Written task: Repeat the whole listing exactly.

§ §

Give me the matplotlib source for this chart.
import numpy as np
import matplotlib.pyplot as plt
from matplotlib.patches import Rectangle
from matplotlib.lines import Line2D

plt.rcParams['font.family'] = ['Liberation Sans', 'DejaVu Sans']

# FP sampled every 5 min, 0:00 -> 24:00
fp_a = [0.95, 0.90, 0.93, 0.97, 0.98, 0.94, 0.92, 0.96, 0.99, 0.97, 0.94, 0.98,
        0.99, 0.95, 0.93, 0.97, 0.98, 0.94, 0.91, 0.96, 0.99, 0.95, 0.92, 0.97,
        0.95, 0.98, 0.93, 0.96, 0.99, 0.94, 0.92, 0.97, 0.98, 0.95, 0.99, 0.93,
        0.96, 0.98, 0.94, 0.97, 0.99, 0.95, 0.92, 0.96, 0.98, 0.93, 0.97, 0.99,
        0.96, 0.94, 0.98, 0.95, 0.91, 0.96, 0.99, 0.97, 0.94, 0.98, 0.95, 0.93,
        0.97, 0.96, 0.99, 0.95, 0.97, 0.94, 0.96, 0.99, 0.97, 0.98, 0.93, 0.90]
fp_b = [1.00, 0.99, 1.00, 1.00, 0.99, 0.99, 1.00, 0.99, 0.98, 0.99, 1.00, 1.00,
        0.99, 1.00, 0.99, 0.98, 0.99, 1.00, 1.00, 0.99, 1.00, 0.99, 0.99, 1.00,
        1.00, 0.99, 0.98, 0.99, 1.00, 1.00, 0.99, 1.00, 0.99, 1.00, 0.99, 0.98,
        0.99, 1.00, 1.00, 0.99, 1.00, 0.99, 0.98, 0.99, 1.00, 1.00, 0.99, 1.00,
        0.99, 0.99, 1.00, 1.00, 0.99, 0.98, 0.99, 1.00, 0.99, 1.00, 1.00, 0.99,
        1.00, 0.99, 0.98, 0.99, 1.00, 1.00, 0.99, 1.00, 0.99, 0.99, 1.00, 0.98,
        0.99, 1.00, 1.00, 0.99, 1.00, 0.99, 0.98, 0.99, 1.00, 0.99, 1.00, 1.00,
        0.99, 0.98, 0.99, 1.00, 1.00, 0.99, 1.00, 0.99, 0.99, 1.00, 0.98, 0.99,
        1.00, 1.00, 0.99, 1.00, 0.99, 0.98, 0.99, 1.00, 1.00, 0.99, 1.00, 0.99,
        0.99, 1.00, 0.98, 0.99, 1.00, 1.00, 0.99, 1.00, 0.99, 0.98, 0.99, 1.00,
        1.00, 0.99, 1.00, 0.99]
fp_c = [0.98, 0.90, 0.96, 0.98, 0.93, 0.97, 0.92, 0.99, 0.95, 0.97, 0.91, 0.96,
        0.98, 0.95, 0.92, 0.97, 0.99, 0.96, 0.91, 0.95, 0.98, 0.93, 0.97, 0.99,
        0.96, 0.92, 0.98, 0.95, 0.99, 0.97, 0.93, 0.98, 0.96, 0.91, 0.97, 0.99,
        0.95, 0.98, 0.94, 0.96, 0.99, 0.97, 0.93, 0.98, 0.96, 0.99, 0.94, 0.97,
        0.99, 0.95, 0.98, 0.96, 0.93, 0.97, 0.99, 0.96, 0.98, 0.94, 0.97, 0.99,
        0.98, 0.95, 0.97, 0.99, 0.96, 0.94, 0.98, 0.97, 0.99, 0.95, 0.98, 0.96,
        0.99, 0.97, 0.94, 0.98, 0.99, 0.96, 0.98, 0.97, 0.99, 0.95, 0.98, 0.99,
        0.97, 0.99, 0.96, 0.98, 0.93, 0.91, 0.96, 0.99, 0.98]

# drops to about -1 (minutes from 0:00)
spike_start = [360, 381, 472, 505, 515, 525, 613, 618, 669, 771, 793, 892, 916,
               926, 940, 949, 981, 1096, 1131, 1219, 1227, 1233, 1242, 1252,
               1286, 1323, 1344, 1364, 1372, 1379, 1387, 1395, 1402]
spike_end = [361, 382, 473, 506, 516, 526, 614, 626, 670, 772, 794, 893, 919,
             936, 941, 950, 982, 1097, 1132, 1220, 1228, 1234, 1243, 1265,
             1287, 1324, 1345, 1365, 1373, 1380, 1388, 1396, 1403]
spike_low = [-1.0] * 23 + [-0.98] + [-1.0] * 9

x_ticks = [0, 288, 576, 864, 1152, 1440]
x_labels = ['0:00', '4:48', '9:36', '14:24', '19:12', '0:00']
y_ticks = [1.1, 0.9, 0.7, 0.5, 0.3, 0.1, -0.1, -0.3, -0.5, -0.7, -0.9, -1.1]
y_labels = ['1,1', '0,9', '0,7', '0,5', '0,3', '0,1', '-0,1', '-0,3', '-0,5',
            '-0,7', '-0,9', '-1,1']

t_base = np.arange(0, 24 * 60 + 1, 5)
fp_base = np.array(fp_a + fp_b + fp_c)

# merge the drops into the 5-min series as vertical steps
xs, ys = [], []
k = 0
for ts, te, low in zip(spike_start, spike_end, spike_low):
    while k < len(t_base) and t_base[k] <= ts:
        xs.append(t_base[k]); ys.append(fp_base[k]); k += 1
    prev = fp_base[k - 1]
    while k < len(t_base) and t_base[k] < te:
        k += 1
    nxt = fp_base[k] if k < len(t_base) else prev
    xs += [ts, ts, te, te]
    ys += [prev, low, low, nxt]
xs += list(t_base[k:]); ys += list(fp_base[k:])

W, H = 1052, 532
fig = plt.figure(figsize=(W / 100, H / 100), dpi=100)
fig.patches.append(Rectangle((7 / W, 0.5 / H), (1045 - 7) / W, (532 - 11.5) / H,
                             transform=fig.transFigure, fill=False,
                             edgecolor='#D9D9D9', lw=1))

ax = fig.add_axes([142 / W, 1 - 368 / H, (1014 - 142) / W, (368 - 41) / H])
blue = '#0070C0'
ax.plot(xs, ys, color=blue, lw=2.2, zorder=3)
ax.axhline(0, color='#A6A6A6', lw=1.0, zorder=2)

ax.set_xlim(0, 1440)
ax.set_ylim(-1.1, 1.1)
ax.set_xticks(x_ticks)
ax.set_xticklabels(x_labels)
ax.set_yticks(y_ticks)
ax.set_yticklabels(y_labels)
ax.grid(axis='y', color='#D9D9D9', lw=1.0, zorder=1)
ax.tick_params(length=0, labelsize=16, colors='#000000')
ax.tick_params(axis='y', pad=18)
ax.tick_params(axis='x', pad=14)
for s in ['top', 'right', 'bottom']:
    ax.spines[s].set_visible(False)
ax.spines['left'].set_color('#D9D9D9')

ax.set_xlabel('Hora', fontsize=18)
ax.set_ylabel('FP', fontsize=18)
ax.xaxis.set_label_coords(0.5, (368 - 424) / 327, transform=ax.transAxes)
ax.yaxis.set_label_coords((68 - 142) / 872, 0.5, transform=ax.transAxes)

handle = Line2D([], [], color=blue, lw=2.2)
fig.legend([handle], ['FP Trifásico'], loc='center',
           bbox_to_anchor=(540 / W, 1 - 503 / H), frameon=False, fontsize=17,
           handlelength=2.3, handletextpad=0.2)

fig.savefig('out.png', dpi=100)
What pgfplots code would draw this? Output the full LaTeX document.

§ §

Task result:
Give me the matplotlib source for this chart.
import numpy as np
import matplotlib.pyplot as plt
from matplotlib.patches import Rectangle
from matplotlib.lines import Line2D

plt.rcParams['font.family'] = ['Liberation Sans', 'DejaVu Sans']

# FP sampled every 5 min, 0:00 -> 24:00
fp_a = [0.95, 0.90, 0.93, 0.97, 0.98, 0.94, 0.92, 0.96, 0.99, 0.97, 0.94, 0.98,
        0.99, 0.95, 0.93, 0.97, 0.98, 0.94, 0.91, 0.96, 0.99, 0.95, 0.92, 0.97,
        0.95, 0.98, 0.93, 0.96, 0.99, 0.94, 0.92, 0.97, 0.98, 0.95, 0.99, 0.93,
        0.96, 0.98, 0.94, 0.97, 0.99, 0.95, 0.92, 0.96, 0.98, 0.93, 0.97, 0.99,
        0.96, 0.94, 0.98, 0.95, 0.91, 0.96, 0.99, 0.97, 0.94, 0.98, 0.95, 0.93,
        0.97, 0.96, 0.99, 0.95, 0.97, 0.94, 0.96, 0.99, 0.97, 0.98, 0.93, 0.90]
fp_b = [1.00, 0.99, 1.00, 1.00, 0.99, 0.99, 1.00, 0.99, 0.98, 0.99, 1.00, 1.00,
        0.99, 1.00, 0.99, 0.98, 0.99, 1.00, 1.00, 0.99, 1.00, 0.99, 0.99, 1.00,
        1.00, 0.99, 0.98, 0.99, 1.00, 1.00, 0.99, 1.00, 0.99, 1.00, 0.99, 0.98,
        0.99, 1.00, 1.00, 0.99, 1.00, 0.99, 0.98, 0.99, 1.00, 1.00, 0.99, 1.00,
        0.99, 0.99, 1.00, 1.00, 0.99, 0.98, 0.99, 1.00, 0.99, 1.00, 1.00, 0.99,
        1.00, 0.99, 0.98, 0.99, 1.00, 1.00, 0.99, 1.00, 0.99, 0.99, 1.00, 0.98,
        0.99, 1.00, 1.00, 0.99, 1.00, 0.99, 0.98, 0.99, 1.00, 0.99, 1.00, 1.00,
        0.99, 0.98, 0.99, 1.00, 1.00, 0.99, 1.00, 0.99, 0.99, 1.00, 0.98, 0.99,
        1.00, 1.00, 0.99, 1.00, 0.99, 0.98, 0.99, 1.00, 1.00, 0.99, 1.00, 0.99,
        0.99, 1.00, 0.98, 0.99, 1.00, 1.00, 0.99, 1.00, 0.99, 0.98, 0.99, 1.00,
        1.00, 0.99, 1.00, 0.99]
fp_c = [0.98, 0.90, 0.96, 0.98, 0.93, 0.97, 0.92, 0.99, 0.95, 0.97, 0.91, 0.96,
        0.98, 0.95, 0.92, 0.97, 0.99, 0.96, 0.91, 0.95, 0.98, 0.93, 0.97, 0.99,
        0.96, 0.92, 0.98, 0.95, 0.99, 0.97, 0.93, 0.98, 0.96, 0.91, 0.97, 0.99,
        0.95, 0.98, 0.94, 0.96, 0.99, 0.97, 0.93, 0.98, 0.96, 0.99, 0.94, 0.97,
        0.99, 0.95, 0.98, 0.96, 0.93, 0.97, 0.99, 0.96, 0.98, 0.94, 0.97, 0.99,
        0.98, 0.95, 0.97, 0.99, 0.96, 0.94, 0.98, 0.97, 0.99, 0.95, 0.98, 0.96,
        0.99, 0.97, 0.94, 0.98, 0.99, 0.96, 0.98, 0.97, 0.99, 0.95, 0.98, 0.99,
        0.97, 0.99, 0.96, 0.98, 0.93, 0.91, 0.96, 0.99, 0.98]

# drops to about -1 (minutes from 0:00)
spike_start = [360, 381, 472, 505, 515, 525, 613, 618, 669, 771, 793, 892, 916,
               926, 940, 949, 981, 1096, 1131, 1219, 1227, 1233, 1242, 1252,
               1286, 1323, 1344, 1364, 1372, 1379, 1387, 1395, 1402]
spike_end = [361, 382, 473, 506, 516, 526, 614, 626, 670, 772, 794, 893, 919,
             936, 941, 950, 982, 1097, 1132, 1220, 1228, 1234, 1243, 1265,
             1287, 1324, 1345, 1365, 1373, 1380, 1388, 1396, 1403]
spike_low = [-1.0] * 23 + [-0.98] + [-1.0] * 9

x_ticks = [0, 288, 576, 864, 1152, 1440]
x_labels = ['0:00', '4:48', '9:36', '14:24', '19:12', '0:00']
y_ticks = [1.1, 0.9, 0.7, 0.5, 0.3, 0.1, -0.1, -0.3, -0.5, -0.7, -0.9, -1.1]
y_labels = ['1,1', '0,9', '0,7', '0,5', '0,3', '0,1', '-0,1', '-0,3', '-0,5',
            '-0,7', '-0,9', '-1,1']

t_base = np.arange(0, 24 * 60 + 1, 5)
fp_base = np.array(fp_a + fp_b + fp_c)

# merge the drops into the 5-min series as vertical steps
xs, ys = [], []
k = 0
for ts, te, low in zip(spike_start, spike_end, spike_low):
    while k < len(t_base) and t_base[k] <= ts:
        xs.append(t_base[k]); ys.append(fp_base[k]); k += 1
    prev = fp_base[k - 1]
    while k < len(t_base) and t_base[k] < te:
        k += 1
    nxt = fp_base[k] if k < len(t_base) else prev
    xs += [ts, ts, te, te]
    ys += [prev, low, low, nxt]
xs += list(t_base[k:]); ys += list(fp_base[k:])

W, H = 1052, 532
fig = plt.figure(figsize=(W / 100, H / 100), dpi=100)
fig.patches.append(Rectangle((7 / W, 0.5 / H), (1045 - 7) / W, (532 - 11.5) / H,
                             transform=fig.transFigure, fill=False,
                             edgecolor='#D9D9D9', lw=1))

ax = fig.add_axes([142 / W, 1 - 368 / H, (1014 - 142) / W, (368 - 41) / H])
blue = '#0070C0'
ax.plot(xs, ys, color=blue, lw=2.2, zorder=3)
ax.axhline(0, color='#A6A6A6', lw=1.0, zorder=2)

ax.set_xlim(0, 1440)
ax.set_ylim(-1.1, 1.1)
ax.set_xticks(x_ticks)
ax.set_xticklabels(x_labels)
ax.set_yticks(y_ticks)
ax.set_yticklabels(y_labels)
ax.grid(axis='y', color='#D9D9D9', lw=1.0, zorder=1)
ax.tick_params(length=0, labelsize=16, colors='#000000')
ax.tick_params(axis='y', pad=18)
ax.tick_params(axis='x', pad=14)
for s in ['top', 'right', 'bottom']:
    ax.spines[s].set_visible(False)
ax.spines['left'].set_color('#D9D9D9')

ax.set_xlabel('Hora', fontsize=18)
ax.set_ylabel('FP', fontsize=18)
ax.xaxis.set_label_coords(0.5, (368 - 424) / 327, transform=ax.transAxes)
ax.yaxis.set_label_coords((68 - 142) / 872, 0.5, transform=ax.transAxes)

handle = Line2D([], [], color=blue, lw=2.2)
fig.legend([handle], ['FP Trifásico'], loc='center',
           bbox_to_anchor=(540 / W, 1 - 503 / H), frameon=False, fontsize=17,
           handlelength=2.3, handletextpad=0.2)

fig.savefig('out.png', dpi=100)
What pgfplots code would draw this? Output the full LaTeX document.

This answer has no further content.